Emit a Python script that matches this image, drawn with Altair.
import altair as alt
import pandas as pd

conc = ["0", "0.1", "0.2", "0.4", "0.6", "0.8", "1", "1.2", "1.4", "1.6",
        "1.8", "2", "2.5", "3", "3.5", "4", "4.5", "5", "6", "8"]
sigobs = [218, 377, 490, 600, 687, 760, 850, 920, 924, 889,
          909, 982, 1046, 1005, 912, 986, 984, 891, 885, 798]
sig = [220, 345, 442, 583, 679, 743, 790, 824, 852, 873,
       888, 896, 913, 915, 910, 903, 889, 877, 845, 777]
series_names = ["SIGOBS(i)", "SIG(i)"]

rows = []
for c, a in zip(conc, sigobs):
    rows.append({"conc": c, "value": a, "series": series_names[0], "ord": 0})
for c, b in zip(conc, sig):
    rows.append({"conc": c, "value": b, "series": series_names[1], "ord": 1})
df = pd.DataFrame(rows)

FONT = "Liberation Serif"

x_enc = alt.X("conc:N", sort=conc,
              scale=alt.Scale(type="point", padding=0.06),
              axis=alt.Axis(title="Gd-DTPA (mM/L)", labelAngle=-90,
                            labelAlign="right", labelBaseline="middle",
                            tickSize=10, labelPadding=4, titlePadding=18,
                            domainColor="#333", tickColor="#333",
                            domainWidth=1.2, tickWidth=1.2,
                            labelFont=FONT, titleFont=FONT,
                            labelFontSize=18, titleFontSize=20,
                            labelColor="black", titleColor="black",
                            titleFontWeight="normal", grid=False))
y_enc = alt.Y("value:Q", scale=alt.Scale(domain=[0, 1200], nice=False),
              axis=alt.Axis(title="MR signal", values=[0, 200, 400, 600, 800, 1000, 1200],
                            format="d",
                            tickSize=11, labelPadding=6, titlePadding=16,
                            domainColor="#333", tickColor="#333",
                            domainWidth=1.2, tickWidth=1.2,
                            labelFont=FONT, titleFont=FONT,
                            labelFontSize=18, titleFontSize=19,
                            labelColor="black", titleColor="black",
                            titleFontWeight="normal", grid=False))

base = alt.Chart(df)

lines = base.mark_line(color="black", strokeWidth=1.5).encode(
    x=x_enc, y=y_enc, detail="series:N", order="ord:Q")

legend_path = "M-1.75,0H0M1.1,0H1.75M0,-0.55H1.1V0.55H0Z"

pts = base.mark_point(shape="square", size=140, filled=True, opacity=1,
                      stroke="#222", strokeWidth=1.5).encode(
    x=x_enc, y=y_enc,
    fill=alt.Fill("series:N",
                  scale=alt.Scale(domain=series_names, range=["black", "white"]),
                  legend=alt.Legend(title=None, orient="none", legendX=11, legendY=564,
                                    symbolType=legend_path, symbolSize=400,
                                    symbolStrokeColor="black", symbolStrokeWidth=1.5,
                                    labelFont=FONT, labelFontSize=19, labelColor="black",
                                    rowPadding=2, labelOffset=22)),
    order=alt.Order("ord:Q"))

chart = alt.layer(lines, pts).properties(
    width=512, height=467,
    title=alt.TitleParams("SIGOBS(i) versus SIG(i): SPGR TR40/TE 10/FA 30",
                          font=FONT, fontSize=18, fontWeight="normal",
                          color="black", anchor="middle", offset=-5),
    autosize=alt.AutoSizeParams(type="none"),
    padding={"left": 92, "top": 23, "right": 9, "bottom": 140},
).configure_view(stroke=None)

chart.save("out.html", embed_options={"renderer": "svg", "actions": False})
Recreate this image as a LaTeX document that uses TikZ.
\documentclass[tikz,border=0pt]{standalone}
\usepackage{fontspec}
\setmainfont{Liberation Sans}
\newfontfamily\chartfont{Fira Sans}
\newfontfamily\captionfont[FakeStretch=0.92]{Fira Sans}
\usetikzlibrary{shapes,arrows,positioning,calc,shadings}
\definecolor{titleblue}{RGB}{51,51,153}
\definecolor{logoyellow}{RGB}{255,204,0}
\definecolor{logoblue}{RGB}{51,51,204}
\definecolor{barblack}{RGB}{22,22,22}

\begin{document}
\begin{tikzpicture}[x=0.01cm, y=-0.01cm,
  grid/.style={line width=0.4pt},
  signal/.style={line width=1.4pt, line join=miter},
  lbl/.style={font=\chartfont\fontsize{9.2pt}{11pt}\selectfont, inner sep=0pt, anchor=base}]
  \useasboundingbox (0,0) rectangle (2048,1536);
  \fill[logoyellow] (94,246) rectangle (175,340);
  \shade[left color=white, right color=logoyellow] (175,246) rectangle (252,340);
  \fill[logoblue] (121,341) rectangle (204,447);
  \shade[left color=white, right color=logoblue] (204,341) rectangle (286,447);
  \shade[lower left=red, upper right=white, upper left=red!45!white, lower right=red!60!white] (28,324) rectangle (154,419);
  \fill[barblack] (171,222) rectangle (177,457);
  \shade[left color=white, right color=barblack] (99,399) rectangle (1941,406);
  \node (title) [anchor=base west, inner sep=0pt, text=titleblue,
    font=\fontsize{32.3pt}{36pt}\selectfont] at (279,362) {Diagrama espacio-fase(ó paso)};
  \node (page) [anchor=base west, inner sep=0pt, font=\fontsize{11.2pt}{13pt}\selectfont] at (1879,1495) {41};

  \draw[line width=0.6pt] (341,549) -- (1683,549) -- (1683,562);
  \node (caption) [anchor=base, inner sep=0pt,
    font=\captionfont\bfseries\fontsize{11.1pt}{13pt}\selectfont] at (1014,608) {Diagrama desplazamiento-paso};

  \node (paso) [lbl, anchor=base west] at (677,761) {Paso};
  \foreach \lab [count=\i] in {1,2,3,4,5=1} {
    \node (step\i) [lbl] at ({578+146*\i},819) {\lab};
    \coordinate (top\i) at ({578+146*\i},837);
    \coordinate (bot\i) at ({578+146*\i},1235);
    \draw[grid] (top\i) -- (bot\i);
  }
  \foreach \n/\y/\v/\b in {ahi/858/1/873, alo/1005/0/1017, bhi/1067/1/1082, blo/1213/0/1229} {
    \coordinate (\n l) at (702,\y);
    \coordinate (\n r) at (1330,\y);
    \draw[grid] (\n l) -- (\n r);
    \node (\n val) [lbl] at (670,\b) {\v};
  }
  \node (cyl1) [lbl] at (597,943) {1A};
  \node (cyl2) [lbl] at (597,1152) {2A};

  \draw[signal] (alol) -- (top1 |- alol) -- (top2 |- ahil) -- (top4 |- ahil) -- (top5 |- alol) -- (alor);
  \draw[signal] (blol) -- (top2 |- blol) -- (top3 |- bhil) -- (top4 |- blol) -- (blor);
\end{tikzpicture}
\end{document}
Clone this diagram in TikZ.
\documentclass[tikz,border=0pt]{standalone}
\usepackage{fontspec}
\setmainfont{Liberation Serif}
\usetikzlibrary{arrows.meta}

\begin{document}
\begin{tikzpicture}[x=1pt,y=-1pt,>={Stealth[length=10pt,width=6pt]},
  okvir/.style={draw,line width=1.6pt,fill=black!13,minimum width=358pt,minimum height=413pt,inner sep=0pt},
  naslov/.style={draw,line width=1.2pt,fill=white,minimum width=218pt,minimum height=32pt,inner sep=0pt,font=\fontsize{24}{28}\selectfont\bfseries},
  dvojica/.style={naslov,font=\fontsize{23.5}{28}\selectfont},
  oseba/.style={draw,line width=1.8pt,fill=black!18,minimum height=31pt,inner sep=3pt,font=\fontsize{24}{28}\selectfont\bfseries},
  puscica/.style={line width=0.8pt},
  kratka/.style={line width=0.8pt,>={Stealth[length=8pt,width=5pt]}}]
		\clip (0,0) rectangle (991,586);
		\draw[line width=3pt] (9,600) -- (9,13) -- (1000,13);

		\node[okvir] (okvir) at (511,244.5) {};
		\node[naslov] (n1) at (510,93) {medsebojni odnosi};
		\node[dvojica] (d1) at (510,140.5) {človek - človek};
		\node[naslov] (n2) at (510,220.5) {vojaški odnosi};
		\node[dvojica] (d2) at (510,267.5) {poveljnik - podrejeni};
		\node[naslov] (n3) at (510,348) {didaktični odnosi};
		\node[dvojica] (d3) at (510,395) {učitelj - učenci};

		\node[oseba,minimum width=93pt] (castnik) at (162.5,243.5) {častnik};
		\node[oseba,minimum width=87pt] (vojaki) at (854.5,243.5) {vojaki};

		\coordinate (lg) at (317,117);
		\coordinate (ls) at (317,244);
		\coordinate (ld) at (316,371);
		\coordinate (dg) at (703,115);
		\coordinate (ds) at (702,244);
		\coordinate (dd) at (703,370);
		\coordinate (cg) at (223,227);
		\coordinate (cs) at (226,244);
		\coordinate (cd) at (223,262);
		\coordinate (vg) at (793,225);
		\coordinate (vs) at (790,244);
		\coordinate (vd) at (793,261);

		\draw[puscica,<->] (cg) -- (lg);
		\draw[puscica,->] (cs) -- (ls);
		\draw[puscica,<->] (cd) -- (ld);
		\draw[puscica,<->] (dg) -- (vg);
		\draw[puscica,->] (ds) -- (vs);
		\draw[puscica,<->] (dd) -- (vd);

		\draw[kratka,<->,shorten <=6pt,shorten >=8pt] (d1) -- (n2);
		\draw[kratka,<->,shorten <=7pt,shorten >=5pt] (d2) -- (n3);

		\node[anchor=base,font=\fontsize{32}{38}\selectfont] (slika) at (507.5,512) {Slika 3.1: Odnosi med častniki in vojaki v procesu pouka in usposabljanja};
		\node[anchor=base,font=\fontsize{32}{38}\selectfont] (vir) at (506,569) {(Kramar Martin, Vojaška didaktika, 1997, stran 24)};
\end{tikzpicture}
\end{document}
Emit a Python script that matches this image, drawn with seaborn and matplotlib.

● ● ● ● ●

REQUIRED TASK => Quote, with nothing altered, all lines from the start of the entries to the line that carries "import pandas as pd", inclusive.

SOLUTION FOR THIS PROBLEM =>
Emit a Python script that matches this image, drawn with Altair.
import altair as alt
import pandas as pd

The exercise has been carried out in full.